This game has a different outlook for Syracuse than the previous five for many reasons. We’re going to see what the Orange look like off a loss for the first time. In additionally, SU battles a ranked foe for the first time all season in No. 14 North Carolina. What makes the Tar Heels so deadly?
Even though UNC is primarily known as a football school, it’s been relatively consistent on the gridiron. With the exception of an abysmal 5-18 stretch in 2017-18, the Tar Heels have always found themselves in between six and nine wins since 2010. They’ve never been anything otherworldly, but they can still beat any team on any given day. This year’s Carolina squad could finally reach that 10 victory threshold- the only ranked opponents it sees this year are Miami and Duke and both those games are in Chapel Hill. The strength of schedule isn’t the best, but the talent level on and off the field is prevalent.
HEAD COACH MACK BROWN
In a generation where talks of great coaches are dominated by Nick Saban, Dabo Swinney, and Kirby Smart, Brown does not get the love he deserves. The 72-year-old has been on the job for 35 years, with stops at App State, Tulane, a first venture to North Carolina, and Texas before landing his current role. Brown led UNC to multiple 10-win campaigns in the 90s and took the Longhorns to a pair of national title games, winning one in 2005. Dino Babers said as much in his press conference this week- few guys are as well traveled in college football as Brown.
QB DRAKE MAYE
You cannot talk about 2023 Tar Heel football without mentioning Maye’s name. His list of accolades is very long. Third-Team All American. Reigning ACC Player Of The Year. Preseason ACC Player Of The Year. A consensus top pick in 2024 NFL Mock Drafts. This is just in his second year as the starter, too. Maye’s 5:4 touchdown-to-interception ratio isn’t anything special, but his pin-point accuracy and pocket awareness make him as lethal as he is. Babers said that Maye is probably the best QB SU faces all year, you’d be hard-pressed to dispute that statement.
RB OMARION HAMPTON
Maye shares the wealth among his receiving threats, but Hampton is the top dog when it comes to running the football.
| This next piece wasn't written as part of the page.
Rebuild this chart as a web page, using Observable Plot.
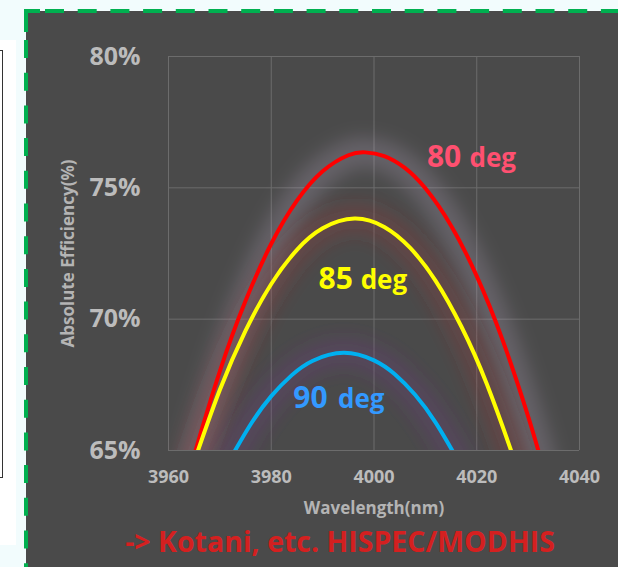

In a pass-heavy offense, the sophomore racked up 234 yards on the ground and three touchdowns in a game against App State a few years ago. Syracuse did a good job containing the run as the Clemson game went on, but Army’s triple option in the first half wore the defense down (particularly early on). Hampton is a bigger back and not necessarily the fastest, but it’s game over if he finds green grass.
LB CEDRIC GRAY
North Carolina’s offense makes most of the headlines when it is featured by the national media, but that’s not to say there aren’t studs on defense. The senior has been all over the place for the Tar Heel defense with a team-leading 34 tackles, five quarterback hurries, a fumble recovery, as well as 3.5 TFL and 1.5 sacks. Gray is also a threat in pass coverage as well, with a pair of pass breakups. Gray doesn’t excel in one particular category, but does a little bit of everything, and that makes him a force to be reckoned with.
DB ALIJAH HUZZIE
Huzzie is undisputedly the anchor of the Tar Heel secondary. The junior has a pair of interceptions on the year and is tied for the team lead with four pass breakups. Huzzie also has 17 total tackles, including a tackle for loss and a quarterback hurry to boot, showcasing his ability to potentially blitz when necessary. Garrett Shrader has been a little interception prone with four picks in five contests, if anyone can add to that tally it’s Huzzie.
What a test the Orange have in front of them with North Carolina’s lethal offense. The defense isn’t nearly as intimidating, but beating a top-15 team on the road is much easier said than done.